→ DATA PROVIDED:
------------------------

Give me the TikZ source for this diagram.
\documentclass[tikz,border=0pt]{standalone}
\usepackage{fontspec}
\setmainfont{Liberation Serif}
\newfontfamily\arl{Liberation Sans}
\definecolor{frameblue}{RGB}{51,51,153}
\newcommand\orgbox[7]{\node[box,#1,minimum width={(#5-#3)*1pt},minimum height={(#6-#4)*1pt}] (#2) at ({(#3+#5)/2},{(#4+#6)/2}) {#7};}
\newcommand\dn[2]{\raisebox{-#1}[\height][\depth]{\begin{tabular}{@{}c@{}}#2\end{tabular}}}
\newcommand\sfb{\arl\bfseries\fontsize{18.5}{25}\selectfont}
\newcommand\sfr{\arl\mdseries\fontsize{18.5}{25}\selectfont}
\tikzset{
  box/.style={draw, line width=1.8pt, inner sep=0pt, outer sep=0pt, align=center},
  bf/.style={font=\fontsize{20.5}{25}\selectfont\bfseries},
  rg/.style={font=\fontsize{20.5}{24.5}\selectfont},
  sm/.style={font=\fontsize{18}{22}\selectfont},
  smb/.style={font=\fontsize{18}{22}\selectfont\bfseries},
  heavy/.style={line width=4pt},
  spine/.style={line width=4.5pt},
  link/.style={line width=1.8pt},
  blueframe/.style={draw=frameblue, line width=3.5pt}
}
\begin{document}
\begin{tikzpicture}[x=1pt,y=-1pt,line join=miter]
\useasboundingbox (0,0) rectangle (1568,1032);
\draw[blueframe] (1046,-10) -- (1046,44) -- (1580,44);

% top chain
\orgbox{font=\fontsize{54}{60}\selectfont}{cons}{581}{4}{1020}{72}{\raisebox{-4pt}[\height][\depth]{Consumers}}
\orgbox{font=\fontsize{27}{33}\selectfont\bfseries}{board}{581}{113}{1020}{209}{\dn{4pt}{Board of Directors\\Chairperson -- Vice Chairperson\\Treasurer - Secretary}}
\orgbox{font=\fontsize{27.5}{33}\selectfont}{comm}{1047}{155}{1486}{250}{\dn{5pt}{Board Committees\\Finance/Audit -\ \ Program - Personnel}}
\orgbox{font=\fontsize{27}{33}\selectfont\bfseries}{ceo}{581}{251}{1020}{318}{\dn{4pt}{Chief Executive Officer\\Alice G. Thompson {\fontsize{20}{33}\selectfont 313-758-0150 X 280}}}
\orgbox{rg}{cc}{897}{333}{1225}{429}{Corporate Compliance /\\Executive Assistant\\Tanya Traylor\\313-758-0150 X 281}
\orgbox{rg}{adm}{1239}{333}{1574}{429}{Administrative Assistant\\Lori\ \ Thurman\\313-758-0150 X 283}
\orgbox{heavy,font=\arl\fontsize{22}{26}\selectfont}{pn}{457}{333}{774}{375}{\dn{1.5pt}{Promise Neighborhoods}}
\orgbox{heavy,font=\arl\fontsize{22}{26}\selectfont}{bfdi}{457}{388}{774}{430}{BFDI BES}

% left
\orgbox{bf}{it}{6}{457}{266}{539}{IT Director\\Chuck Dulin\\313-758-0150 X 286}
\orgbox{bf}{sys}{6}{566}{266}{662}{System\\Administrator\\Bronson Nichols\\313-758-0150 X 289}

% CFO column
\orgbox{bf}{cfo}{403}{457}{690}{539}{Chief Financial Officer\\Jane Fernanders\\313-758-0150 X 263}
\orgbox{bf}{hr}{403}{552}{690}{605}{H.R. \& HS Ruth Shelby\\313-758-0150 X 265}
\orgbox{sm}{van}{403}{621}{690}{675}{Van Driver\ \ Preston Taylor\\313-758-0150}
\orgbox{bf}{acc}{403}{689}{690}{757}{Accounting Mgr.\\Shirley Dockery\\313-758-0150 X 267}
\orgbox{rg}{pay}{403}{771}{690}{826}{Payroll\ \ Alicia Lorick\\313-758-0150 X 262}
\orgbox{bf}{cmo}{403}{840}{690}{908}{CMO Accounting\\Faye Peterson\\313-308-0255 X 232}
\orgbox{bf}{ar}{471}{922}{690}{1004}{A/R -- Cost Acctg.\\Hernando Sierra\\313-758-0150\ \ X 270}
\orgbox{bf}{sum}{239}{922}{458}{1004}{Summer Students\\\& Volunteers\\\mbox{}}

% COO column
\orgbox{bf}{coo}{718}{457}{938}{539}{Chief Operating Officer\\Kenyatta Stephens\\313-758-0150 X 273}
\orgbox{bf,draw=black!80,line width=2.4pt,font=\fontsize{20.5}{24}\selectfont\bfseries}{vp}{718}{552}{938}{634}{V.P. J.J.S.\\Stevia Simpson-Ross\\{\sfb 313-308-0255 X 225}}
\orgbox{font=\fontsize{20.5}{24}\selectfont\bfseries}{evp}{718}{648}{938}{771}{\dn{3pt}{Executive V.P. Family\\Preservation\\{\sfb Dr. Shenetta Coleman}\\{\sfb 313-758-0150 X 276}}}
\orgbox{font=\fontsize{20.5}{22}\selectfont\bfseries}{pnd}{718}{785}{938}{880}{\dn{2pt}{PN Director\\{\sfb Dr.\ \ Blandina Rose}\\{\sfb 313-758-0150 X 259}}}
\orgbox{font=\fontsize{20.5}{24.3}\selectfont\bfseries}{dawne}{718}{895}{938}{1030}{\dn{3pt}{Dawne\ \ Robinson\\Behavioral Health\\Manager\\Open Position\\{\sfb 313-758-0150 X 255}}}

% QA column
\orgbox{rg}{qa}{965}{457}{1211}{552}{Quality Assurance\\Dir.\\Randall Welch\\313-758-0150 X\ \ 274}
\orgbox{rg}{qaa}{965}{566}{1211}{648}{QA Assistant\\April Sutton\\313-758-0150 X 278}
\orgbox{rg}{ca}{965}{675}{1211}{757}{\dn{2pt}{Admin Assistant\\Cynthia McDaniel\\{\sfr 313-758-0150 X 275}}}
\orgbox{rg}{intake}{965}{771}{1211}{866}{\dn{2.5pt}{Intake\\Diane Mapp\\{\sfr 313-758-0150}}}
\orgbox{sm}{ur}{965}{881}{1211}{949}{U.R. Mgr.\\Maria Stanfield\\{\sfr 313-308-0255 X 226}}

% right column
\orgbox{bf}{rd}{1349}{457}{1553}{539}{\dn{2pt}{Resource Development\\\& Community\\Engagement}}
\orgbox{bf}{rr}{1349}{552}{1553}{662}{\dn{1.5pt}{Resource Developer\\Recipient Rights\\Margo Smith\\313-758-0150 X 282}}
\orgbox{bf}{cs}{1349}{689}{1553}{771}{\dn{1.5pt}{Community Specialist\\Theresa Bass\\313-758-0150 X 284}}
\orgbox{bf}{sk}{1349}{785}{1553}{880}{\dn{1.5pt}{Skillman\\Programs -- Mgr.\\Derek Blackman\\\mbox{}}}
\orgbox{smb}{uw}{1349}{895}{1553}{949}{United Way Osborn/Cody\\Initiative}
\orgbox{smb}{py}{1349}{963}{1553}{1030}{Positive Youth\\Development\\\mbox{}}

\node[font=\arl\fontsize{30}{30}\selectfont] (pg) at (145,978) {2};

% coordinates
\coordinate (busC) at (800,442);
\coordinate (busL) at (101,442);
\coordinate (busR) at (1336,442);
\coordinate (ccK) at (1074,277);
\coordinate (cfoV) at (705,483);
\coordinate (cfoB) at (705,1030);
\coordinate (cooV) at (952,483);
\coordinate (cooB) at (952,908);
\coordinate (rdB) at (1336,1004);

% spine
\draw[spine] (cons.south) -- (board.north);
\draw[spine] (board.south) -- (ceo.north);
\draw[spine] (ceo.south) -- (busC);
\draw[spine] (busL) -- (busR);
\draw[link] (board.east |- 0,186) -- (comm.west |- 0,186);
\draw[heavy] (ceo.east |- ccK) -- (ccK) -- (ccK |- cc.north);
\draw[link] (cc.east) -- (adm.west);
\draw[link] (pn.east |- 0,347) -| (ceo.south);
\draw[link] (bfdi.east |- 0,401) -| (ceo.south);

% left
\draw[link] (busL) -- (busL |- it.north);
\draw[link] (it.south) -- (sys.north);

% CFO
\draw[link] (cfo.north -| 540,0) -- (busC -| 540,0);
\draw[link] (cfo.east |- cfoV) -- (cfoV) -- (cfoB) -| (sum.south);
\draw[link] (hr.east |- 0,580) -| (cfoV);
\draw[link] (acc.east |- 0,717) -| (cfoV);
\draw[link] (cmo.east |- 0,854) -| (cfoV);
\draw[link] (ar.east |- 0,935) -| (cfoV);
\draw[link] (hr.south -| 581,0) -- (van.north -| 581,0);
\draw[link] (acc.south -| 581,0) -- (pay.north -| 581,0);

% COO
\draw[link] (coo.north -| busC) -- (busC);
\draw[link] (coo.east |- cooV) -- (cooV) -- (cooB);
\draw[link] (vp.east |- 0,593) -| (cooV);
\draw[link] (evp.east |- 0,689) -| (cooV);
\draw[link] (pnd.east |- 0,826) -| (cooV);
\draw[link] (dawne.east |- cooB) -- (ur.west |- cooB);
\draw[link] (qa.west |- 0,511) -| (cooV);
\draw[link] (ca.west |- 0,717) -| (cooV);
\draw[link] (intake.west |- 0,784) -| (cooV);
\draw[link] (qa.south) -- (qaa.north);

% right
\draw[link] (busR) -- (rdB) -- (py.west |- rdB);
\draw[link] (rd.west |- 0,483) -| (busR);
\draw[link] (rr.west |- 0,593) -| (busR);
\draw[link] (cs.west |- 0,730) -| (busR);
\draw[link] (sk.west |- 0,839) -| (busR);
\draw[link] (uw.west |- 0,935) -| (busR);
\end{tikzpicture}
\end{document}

------------------------

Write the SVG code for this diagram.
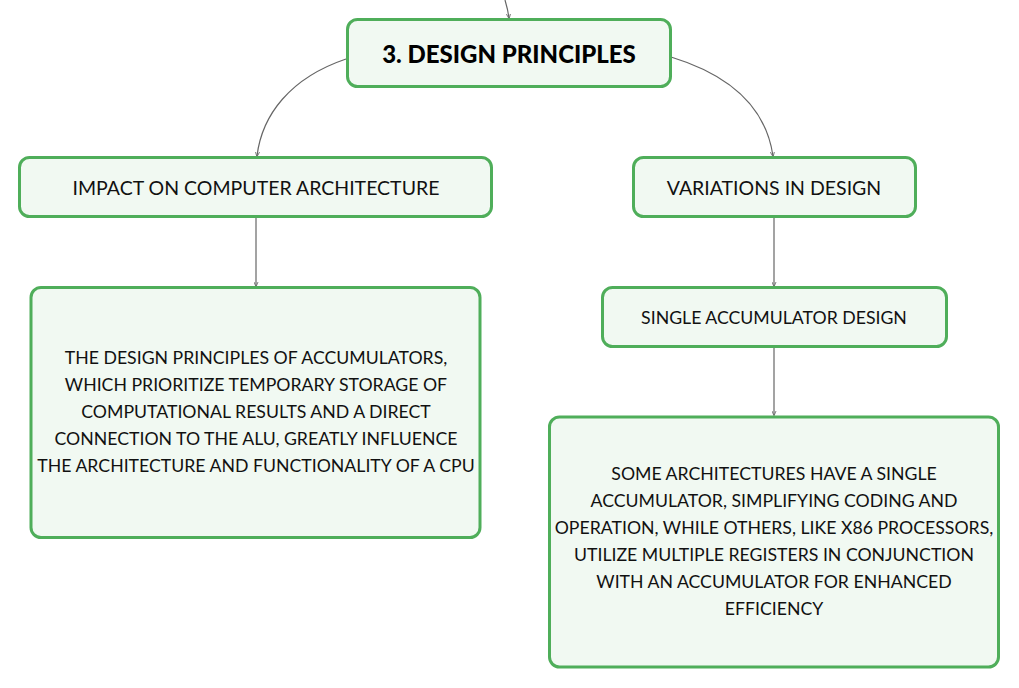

------------------------

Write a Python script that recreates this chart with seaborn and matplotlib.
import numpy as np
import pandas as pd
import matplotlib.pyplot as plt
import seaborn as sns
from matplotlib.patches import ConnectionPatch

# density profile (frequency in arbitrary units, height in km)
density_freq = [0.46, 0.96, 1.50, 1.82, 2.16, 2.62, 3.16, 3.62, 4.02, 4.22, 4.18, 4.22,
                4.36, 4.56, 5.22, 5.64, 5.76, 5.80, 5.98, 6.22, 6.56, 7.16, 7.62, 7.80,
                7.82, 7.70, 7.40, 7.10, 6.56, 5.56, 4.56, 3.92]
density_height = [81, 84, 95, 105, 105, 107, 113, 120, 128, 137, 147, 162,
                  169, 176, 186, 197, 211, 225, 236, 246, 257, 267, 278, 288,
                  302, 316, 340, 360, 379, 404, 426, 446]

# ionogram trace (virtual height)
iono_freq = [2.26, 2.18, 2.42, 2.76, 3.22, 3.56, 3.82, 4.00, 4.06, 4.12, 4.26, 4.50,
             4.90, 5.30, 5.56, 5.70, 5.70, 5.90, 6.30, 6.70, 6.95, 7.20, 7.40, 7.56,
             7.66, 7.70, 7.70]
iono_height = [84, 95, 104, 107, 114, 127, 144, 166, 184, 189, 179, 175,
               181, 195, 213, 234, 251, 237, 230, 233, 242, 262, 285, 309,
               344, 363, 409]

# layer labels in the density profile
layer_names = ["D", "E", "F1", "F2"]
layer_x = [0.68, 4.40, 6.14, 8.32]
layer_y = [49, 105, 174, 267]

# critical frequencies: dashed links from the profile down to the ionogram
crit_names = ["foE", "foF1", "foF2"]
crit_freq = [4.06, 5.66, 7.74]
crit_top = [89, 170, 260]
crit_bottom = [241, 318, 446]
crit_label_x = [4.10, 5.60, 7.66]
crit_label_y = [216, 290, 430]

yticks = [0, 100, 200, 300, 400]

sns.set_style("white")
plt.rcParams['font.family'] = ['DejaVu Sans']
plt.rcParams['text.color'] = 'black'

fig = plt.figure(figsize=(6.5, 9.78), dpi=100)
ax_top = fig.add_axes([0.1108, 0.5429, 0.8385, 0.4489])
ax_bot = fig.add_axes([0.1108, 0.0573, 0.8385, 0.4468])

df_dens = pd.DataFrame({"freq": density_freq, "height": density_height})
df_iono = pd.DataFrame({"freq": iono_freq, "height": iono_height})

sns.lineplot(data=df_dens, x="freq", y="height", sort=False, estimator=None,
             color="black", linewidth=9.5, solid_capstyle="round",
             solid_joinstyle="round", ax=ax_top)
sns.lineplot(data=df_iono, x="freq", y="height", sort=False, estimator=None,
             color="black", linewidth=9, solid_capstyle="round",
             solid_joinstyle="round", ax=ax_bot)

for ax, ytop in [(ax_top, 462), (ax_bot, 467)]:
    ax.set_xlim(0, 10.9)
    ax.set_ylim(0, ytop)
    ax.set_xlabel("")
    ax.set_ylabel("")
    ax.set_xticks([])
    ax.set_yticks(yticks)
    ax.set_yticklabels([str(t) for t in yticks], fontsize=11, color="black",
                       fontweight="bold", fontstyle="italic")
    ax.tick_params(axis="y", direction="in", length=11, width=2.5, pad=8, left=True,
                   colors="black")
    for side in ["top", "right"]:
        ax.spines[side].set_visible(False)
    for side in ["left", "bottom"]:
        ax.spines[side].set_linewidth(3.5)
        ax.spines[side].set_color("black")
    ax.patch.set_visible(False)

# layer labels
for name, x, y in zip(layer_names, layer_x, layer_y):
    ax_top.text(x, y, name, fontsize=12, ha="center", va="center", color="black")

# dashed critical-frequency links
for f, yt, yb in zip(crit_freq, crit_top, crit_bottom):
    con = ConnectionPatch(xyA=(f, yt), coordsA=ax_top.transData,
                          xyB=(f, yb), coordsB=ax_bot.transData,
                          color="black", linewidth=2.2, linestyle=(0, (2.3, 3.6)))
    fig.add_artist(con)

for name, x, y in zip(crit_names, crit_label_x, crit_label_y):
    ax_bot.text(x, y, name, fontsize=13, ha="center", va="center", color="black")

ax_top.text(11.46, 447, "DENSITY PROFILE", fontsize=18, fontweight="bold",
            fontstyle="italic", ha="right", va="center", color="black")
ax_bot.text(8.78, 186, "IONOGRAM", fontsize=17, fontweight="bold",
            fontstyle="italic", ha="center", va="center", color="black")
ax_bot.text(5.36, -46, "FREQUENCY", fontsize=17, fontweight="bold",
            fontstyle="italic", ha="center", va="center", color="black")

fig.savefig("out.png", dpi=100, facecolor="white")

------------------------

Copy every line in the records above that contains the word "this".

Give me the TikZ source for this diagram.
Write the SVG code for this diagram.
Write a Python script that recreates this chart with seaborn and matplotlib.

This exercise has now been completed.